- [The task]
The line holding "ui.axis('off')" is the last one to output; start at the first line of the data, keep every line in between exactly, and leave out pictures.

- [Data excerpt]
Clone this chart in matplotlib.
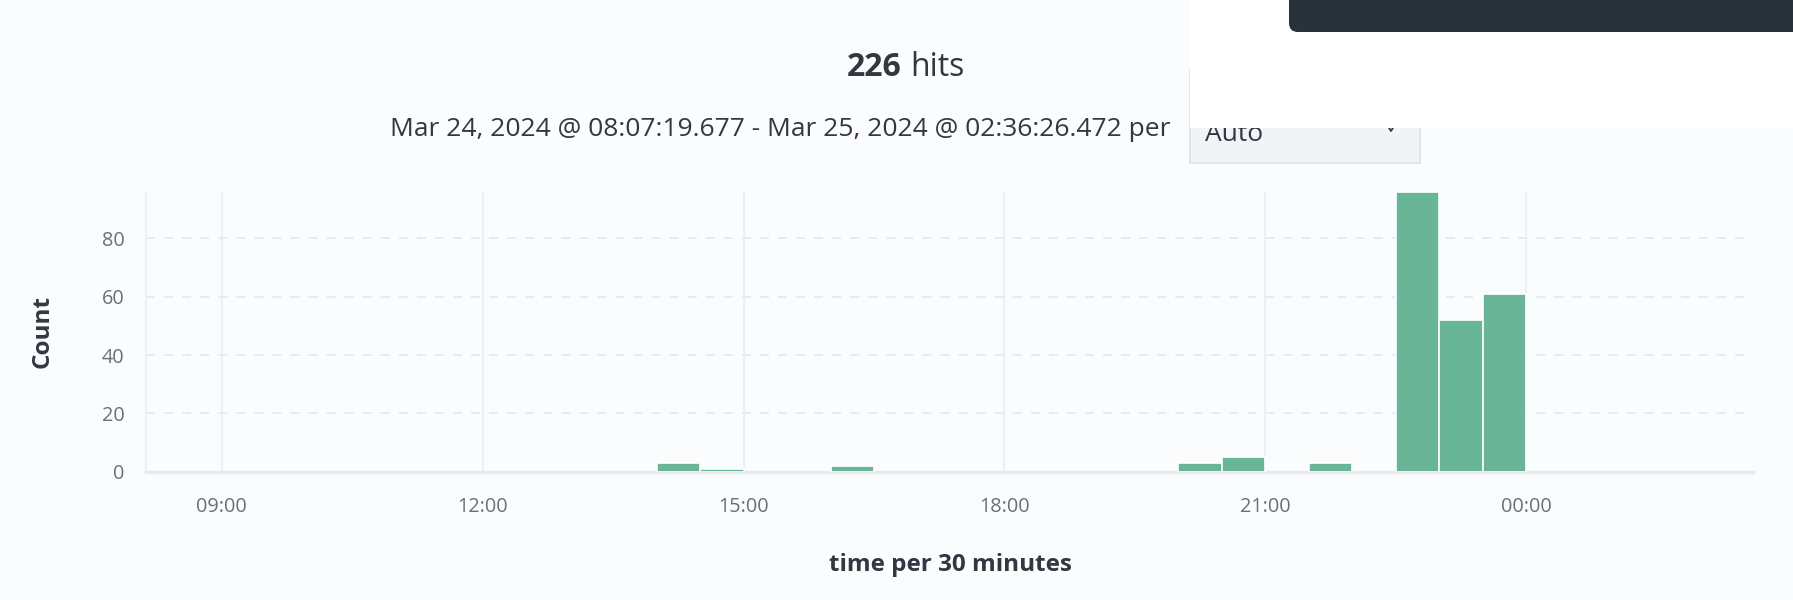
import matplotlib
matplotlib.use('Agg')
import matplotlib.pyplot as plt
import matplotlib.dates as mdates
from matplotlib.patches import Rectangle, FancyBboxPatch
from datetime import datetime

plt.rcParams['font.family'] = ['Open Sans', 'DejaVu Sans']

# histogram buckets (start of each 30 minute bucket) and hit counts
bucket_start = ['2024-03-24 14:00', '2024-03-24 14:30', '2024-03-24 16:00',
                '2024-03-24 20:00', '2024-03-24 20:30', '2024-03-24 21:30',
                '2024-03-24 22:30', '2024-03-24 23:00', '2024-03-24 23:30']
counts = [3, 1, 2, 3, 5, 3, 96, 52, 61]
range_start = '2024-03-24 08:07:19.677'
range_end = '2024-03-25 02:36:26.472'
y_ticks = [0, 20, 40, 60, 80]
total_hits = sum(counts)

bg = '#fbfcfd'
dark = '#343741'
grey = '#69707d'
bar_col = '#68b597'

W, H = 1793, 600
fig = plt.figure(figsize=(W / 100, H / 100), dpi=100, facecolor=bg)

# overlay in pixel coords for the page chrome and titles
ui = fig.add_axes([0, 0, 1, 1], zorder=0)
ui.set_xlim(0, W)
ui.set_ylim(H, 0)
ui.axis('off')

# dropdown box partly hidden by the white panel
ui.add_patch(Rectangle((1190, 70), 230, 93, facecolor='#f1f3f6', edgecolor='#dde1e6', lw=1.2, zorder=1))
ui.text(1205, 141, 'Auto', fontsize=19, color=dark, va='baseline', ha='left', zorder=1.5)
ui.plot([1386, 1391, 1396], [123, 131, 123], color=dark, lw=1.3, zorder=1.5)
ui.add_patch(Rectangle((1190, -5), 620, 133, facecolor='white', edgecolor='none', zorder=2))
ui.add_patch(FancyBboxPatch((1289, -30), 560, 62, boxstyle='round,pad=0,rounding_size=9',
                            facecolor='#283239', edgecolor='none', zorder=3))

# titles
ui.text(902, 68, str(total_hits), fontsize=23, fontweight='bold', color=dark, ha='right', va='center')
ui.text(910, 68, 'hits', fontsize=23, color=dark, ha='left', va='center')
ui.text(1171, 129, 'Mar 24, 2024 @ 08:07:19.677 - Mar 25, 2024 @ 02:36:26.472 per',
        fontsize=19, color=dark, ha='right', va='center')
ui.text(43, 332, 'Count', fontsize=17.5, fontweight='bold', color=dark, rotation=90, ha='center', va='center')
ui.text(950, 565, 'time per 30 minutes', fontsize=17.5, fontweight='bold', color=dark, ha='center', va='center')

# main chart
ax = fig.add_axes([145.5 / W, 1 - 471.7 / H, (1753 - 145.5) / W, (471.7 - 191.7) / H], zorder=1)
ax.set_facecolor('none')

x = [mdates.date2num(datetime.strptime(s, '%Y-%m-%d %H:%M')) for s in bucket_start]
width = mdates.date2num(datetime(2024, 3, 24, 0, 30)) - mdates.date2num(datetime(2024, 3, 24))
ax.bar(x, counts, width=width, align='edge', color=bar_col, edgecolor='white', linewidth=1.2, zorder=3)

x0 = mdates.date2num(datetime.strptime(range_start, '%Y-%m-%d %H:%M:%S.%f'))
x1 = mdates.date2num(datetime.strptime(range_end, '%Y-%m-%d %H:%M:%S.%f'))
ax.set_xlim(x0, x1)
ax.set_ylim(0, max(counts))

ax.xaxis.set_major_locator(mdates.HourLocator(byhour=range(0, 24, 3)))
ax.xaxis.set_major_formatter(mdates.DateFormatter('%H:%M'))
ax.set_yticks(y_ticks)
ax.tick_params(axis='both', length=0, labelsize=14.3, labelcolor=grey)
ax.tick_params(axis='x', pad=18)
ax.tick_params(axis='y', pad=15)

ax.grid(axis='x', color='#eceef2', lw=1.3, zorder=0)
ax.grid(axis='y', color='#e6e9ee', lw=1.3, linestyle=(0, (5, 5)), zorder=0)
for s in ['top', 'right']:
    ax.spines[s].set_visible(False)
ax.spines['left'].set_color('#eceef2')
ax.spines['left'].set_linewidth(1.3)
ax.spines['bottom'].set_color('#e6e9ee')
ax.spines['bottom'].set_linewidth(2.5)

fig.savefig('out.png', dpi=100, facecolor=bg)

- [Complete answer]
Clone this chart in matplotlib.
import matplotlib
matplotlib.use('Agg')
import matplotlib.pyplot as plt
import matplotlib.dates as mdates
from matplotlib.patches import Rectangle, FancyBboxPatch
from datetime import datetime

plt.rcParams['font.family'] = ['Open Sans', 'DejaVu Sans']

# histogram buckets (start of each 30 minute bucket) and hit counts
bucket_start = ['2024-03-24 14:00', '2024-03-24 14:30', '2024-03-24 16:00',
                '2024-03-24 20:00', '2024-03-24 20:30', '2024-03-24 21:30',
                '2024-03-24 22:30', '2024-03-24 23:00', '2024-03-24 23:30']
counts = [3, 1, 2, 3, 5, 3, 96, 52, 61]
range_start = '2024-03-24 08:07:19.677'
range_end = '2024-03-25 02:36:26.472'
y_ticks = [0, 20, 40, 60, 80]
total_hits = sum(counts)

bg = '#fbfcfd'
dark = '#343741'
grey = '#69707d'
bar_col = '#68b597'

W, H = 1793, 600
fig = plt.figure(figsize=(W / 100, H / 100), dpi=100, facecolor=bg)

# overlay in pixel coords for the page chrome and titles
ui = fig.add_axes([0, 0, 1, 1], zorder=0)
ui.set_xlim(0, W)
ui.set_ylim(H, 0)
ui.axis('off')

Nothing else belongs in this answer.